Aim: Among the lines of this listing, determine how many contain the string "diagram". Answer with the number only.

Stored rows:
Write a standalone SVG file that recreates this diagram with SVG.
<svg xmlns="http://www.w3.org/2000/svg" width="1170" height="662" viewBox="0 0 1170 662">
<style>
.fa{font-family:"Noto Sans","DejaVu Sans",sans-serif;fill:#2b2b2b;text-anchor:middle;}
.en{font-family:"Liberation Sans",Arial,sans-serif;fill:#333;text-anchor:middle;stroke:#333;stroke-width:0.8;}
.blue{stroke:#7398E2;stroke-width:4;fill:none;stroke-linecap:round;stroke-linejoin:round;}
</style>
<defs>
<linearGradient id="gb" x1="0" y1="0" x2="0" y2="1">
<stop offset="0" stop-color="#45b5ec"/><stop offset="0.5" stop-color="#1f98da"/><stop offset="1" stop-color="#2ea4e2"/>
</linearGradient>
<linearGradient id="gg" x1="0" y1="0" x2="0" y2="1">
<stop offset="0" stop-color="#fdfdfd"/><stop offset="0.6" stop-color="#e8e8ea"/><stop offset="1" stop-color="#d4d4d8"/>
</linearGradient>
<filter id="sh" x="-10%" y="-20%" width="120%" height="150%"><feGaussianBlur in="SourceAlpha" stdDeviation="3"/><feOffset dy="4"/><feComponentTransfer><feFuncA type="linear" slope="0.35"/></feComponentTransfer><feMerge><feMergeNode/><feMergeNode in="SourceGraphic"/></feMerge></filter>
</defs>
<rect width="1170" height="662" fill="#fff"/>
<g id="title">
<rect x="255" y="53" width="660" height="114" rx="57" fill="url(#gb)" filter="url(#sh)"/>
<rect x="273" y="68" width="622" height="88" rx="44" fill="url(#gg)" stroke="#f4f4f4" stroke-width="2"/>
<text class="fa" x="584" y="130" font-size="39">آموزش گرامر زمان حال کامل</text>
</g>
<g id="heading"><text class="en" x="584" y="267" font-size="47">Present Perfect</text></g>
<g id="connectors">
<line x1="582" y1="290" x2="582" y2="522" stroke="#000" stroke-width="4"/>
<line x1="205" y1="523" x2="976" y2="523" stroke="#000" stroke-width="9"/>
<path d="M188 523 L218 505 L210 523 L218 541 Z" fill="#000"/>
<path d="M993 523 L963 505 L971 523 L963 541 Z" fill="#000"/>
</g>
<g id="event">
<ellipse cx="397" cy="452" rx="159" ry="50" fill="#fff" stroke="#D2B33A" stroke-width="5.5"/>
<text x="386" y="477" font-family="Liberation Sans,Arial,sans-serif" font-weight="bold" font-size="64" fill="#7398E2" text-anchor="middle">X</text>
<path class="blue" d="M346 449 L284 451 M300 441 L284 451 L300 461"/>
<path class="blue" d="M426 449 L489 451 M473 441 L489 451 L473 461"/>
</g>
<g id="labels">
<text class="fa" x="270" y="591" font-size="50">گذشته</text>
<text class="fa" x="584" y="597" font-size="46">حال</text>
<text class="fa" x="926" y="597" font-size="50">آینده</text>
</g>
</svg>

...

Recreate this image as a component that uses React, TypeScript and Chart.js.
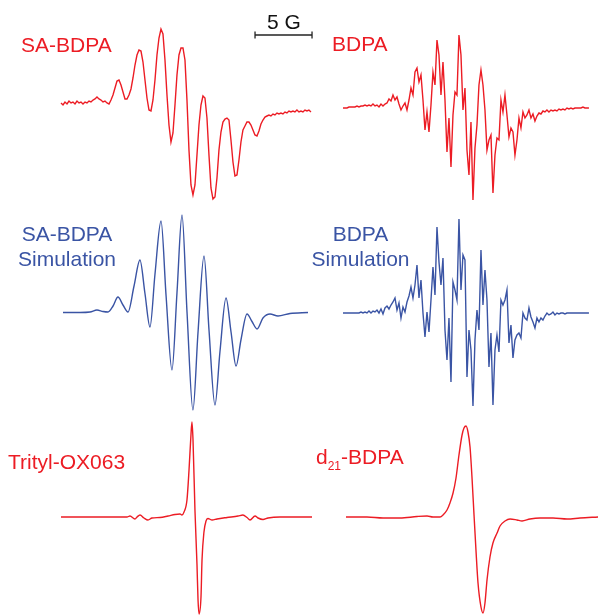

---

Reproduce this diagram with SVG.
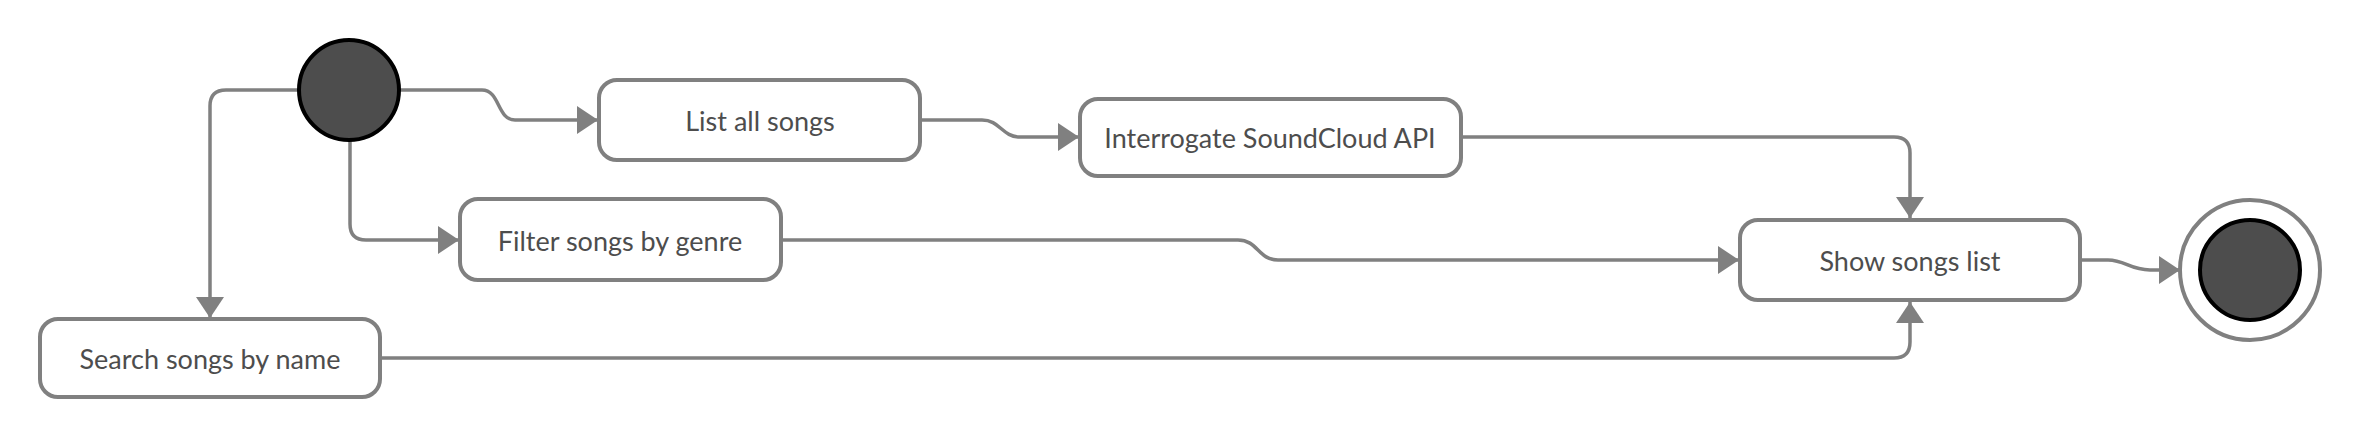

Output for this task: 2